Developer Hello Games has made it clear from the start that the upcoming sci-fi game No Man’s Sky is going to be gigantic. Although the game is meant to be more about the journey than the destination, many completionist gamers out there are likely still going to be tempted to visit every exotic planet and distant star formation that the game has to offer. Although that sounds like a fun challenge, it turns out that unless you happen to be immortal, it’s pretty impossible to pull off.
The limited-time PS4 exclusive space exploration game (which will later arrive on PCs) uses procedurally generated worlds to create one of the largest video game environments that we’ve ever seen. The developers can’t really begin to explain exactly how many worlds exist within No Man’s Sky’s massive universe, but they did offer IGN an estimate as to how long it would take to visit every world in the game.
Hello Games co-founder, Sean Murray, explained that the development team started out using 32-bit numbers to generate the planets in the universe. Using the 32-bit formula, it would take somewhere between four and five thousand years to visit every planet in the game for just a one second stop on each.
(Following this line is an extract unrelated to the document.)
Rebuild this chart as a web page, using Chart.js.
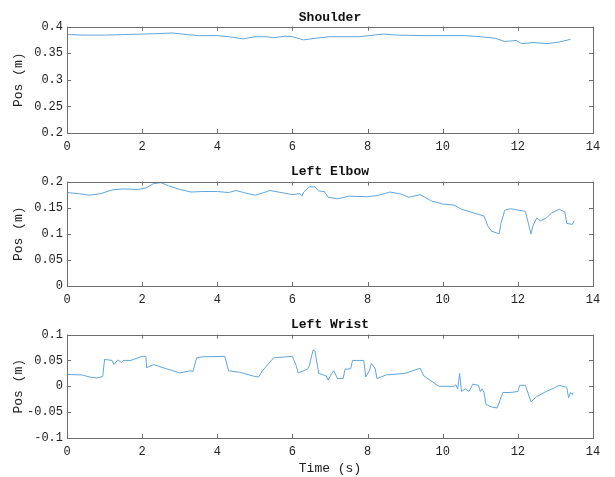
<!DOCTYPE html>
<html>
<head>
<meta charset="utf-8">
<script src="https://cdn.jsdelivr.net/npm/chart.js@4/dist/chart.umd.min.js"></script>
<style>
  html, body { margin: 0; padding: 0; background: #fff; }
  #wrap { position: relative; width: 615px; height: 477px; }
  .panel { position: absolute; left: 0; width: 615px; }
</style>
</head>
<body>
<div id="wrap">
  <div class="panel" style="top:0;height:160px"><canvas id="c1"></canvas></div>
  <div class="panel" style="top:155px;height:155px"><canvas id="c2"></canvas></div>
  <div class="panel" style="top:310px;height:167px"><canvas id="c3"></canvas></div>
</div>
<script>
// values (time in s, position in m)
const shoulderT = [0, 0.5, 1.0, 1.5, 2.0, 2.5, 2.8, 3.2, 3.5, 4.0, 4.3, 4.7, 5.0, 5.3, 5.5, 5.8, 6.0, 6.3, 6.6, 7.0, 7.4, 7.8, 8.4, 8.8, 9.5, 10.0, 10.6, 11.0, 11.4, 11.65, 11.8, 11.95, 12.1, 12.4, 12.8, 13.1, 13.4];
const shoulderY = [0.385, 0.384, 0.384, 0.385, 0.386, 0.387, 0.388, 0.385, 0.383, 0.383, 0.381, 0.377, 0.381, 0.381, 0.379, 0.382, 0.381, 0.375, 0.378, 0.381, 0.381, 0.381, 0.386, 0.384, 0.383, 0.383, 0.383, 0.381, 0.378, 0.372, 0.373, 0.374, 0.368, 0.370, 0.368, 0.371, 0.376];

const elbowT = [0, 0.3, 0.6, 0.9, 1.2, 1.5, 1.9, 2.1, 2.3, 2.5, 2.7, 3.0, 3.3, 3.6, 4.0, 4.3, 4.5, 4.7, 5.0, 5.2, 5.4, 5.7, 6.0, 6.2, 6.25, 6.3, 6.45, 6.6, 6.7, 6.85, 6.95, 7.2, 7.5, 8.0, 8.3, 8.6, 8.9, 9.1, 9.4, 9.7, 10.0, 10.3, 10.5, 11.1, 11.2, 11.3, 11.5, 11.55, 11.65, 11.8, 12.2, 12.35, 12.4, 12.5, 12.6, 12.75, 12.9, 13.1, 13.25, 13.3, 13.45, 13.5];
const elbowY = [0.179, 0.177, 0.174, 0.177, 0.184, 0.186, 0.185, 0.188, 0.196, 0.198, 0.192, 0.185, 0.180, 0.181, 0.181, 0.179, 0.183, 0.179, 0.174, 0.178, 0.183, 0.179, 0.175, 0.177, 0.172, 0.180, 0.190, 0.190, 0.182, 0.181, 0.170, 0.167, 0.172, 0.171, 0.174, 0.180, 0.176, 0.170, 0.175, 0.163, 0.157, 0.155, 0.147, 0.134, 0.115, 0.105, 0.100, 0.120, 0.145, 0.148, 0.143, 0.100, 0.115, 0.130, 0.125, 0.130, 0.140, 0.147, 0.142, 0.120, 0.118, 0.125];

const wristT = [0, 0.4, 0.6, 0.8, 0.95, 1.0, 1.2, 1.25, 1.35, 1.45, 1.5, 1.7, 2.0, 2.1, 2.12, 2.3, 2.6, 3.0, 3.3, 3.35, 3.45, 3.6, 4.2, 4.3, 4.6, 5.0, 5.1, 5.2, 5.5, 6.0, 6.1, 6.15, 6.4, 6.45, 6.55, 6.6, 6.7, 6.9, 6.95, 7.05, 7.1, 7.2, 7.35, 7.4, 7.55, 7.6, 7.9, 7.95, 8.05, 8.1, 8.2, 8.25, 8.5, 9.0, 9.4, 9.5, 9.9, 10.3, 10.35, 10.4, 10.45, 10.5, 10.6, 10.7, 10.8, 10.95, 11.0, 11.05, 11.1, 11.15, 11.3, 11.45, 11.6, 11.8, 12.0, 12.05, 12.2, 12.35, 12.5, 12.7, 13.0, 13.1, 13.2, 13.3, 13.35, 13.4, 13.45, 13.47];
const wristY = [0.023, 0.022, 0.018, 0.016, 0.019, 0.052, 0.050, 0.042, 0.051, 0.046, 0.050, 0.050, 0.058, 0.058, 0.036, 0.042, 0.035, 0.026, 0.030, 0.028, 0.055, 0.057, 0.058, 0.030, 0.027, 0.019, 0.018, 0.030, 0.055, 0.058, 0.040, 0.026, 0.033, 0.040, 0.070, 0.068, 0.025, 0.020, 0.012, 0.025, 0.030, 0.015, 0.015, 0.033, 0.034, 0.050, 0.050, 0.018, 0.030, 0.044, 0.035, 0.015, 0.022, 0.025, 0.035, 0.020, 0.000, 0.000, 0.003, -0.005, 0.025, -0.010, -0.005, -0.010, 0.004, 0.002, -0.010, -0.005, -0.012, -0.035, -0.040, -0.042, -0.012, -0.012, -0.010, 0.002, 0.002, -0.030, -0.020, -0.012, -0.002, 0.002, 0.000, -0.002, -0.022, -0.012, -0.016, -0.012];

const xTicks = [0, 2, 4, 6, 8, 10, 12, 14];
const shoulderTicks = [0.2, 0.25, 0.3, 0.35, 0.4];
const elbowTicks = [0, 0.05, 0.1, 0.15, 0.2];
const wristTicks = [-0.1, -0.05, 0, 0.05, 0.1];

const MONO = '"Liberation Mono", "DejaVu Sans Mono", monospace';
const LINE = 'rgb(96,166,222)';

// MATLAB style box with inward ticks on all four sides
const boxPlugin = {
  id: 'box',
  afterDraw(chart) {
    const {ctx, chartArea: a, scales} = chart;
    ctx.save();
    ctx.strokeStyle = '#6e6e6e';
    ctx.lineWidth = 1;
    ctx.strokeRect(Math.round(a.left) + 0.5, Math.round(a.top) + 0.5, Math.round(a.right - a.left), Math.round(a.bottom - a.top));
    ctx.beginPath();
    scales.x.ticks.forEach(t => {
      const px = Math.round(scales.x.getPixelForValue(t.value)) + 0.5;
      ctx.moveTo(px, a.bottom); ctx.lineTo(px, a.bottom - 4);
      ctx.moveTo(px, a.top); ctx.lineTo(px, a.top + 4);
    });
    scales.y.ticks.forEach(t => {
      const py = Math.round(scales.y.getPixelForValue(t.value)) + 0.5;
      ctx.moveTo(a.left, py); ctx.lineTo(a.left + 4, py);
      ctx.moveTo(a.right, py); ctx.lineTo(a.right - 4, py);
    });
    ctx.stroke();
    ctx.restore();
  }
};

function makePanel(id, title, ts, ys, yTicks, cfg) {
  const pts = ts.map((t, i) => ({x: t, y: ys[i]}));
  new Chart(document.getElementById(id), {
    type: 'line',
    data: {
      datasets: [{
        data: pts,
        borderColor: LINE,
        borderWidth: 1,
        pointRadius: 0,
        tension: 0,
        fill: false
      }]
    },
    options: {
      responsive: true,
      maintainAspectRatio: false,
      animation: false,
      layout: {padding: {left: 0, right: 22, top: 0, bottom: cfg.padBottom}},
      plugins: {
        legend: {display: false},
        tooltip: {enabled: false},
        title: {
          display: true,
          fullSize: false,   // centre over the plot box, like MATLAB
          text: title,
          color: '#111',
          font: {family: MONO, size: 13, weight: 'bold'},
          padding: {top: cfg.titleTop, bottom: cfg.titleBottom}
        }
      },
      scales: {
        x: {
          type: 'linear',
          min: 0, max: 14,
          afterBuildTicks: s => { s.ticks = xTicks.map(v => ({value: v})); },
          afterFit: s => { s.height = cfg.xHeight; },
          grid: {display: false, drawTicks: false},
          border: {display: false},
          ticks: {color: '#222', padding: 7, font: {family: MONO, size: 12}, maxRotation: 0},
          title: {
            display: cfg.xTitle,
            text: 'Time (s)',
            color: '#222',
            font: {family: MONO, size: 13},
            padding: {top: 0, bottom: 1}
          }
        },
        y: {
          type: 'linear',
          min: yTicks[0], max: yTicks[yTicks.length - 1],
          afterBuildTicks: s => { s.ticks = yTicks.map(v => ({value: v})); },
          afterFit: s => { s.width = 67; },
          grid: {display: false, drawTicks: false},
          border: {display: false},
          ticks: {
            color: '#222', padding: 4, font: {family: MONO, size: 12},
            callback: v => String(+v.toFixed(3))
          },
          title: {
            display: true,
            text: 'Pos (m)',
            color: '#222',
            font: {family: MONO, size: 13},
            padding: {top: 11, bottom: 0}
          }
        }
      }
    },
    plugins: [boxPlugin]
  });
}

makePanel('c1', 'Shoulder', shoulderT, shoulderY, shoulderTicks,
  {padBottom: 3, xHeight: 24, titleTop: 10, titleBottom: 1, xTitle: false});
makePanel('c2', 'Left Elbow', elbowT, elbowY, elbowTicks,
  {padBottom: 0, xHeight: 24, titleTop: 9, titleBottom: 2, xTitle: false});
makePanel('c3', 'Left Wrist', wristT, wristY, wristTicks,
  {padBottom: 0, xHeight: 39, titleTop: 7, titleBottom: 2, xTitle: true});
</script>
</body>
</html>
That sounds pretty massive to us, but the team wanted to go bigger.
By stepping the scale up to 64-bit numbers, the number of planets is increased roughly to 2 to the power of 64. That exponentially increases the scale of things and means that it would take roughly five billion years to visit each planet for one second. That may not be the traditional definition of infinite (as promised in the trailer), but it is likely closer than any other open-world came has come in the past.
As IGN pointed out, the Earth’s sun is due to burn out in 4.6 billion years, so even if you happen to be immortal, there doesn’t seem to be enough time left on our planet to reach every destination this game has to offer. Sorry, completionists, but we’re sure there will be other trophies to unlock.
The reveal of No Man’s Sky at VGX was one of the surprise showstoppers and the game’s follow-up trailer at E3 2014 was one of the most exciting assets we saw during the event. Although we don’t have a release date yet, Murray teased that the team will have “something big to share soon,” so hopefully a release date or more gameplay footage is on the way. Would it be too optimistic to hope for an early access alpha?
Do you think the massive size of No Man’s Sky is a big selling point or do you think it might be overkill? Let us know in the comments.
No Man’s Sky is coming to PC and PS4, but no release dates have been set.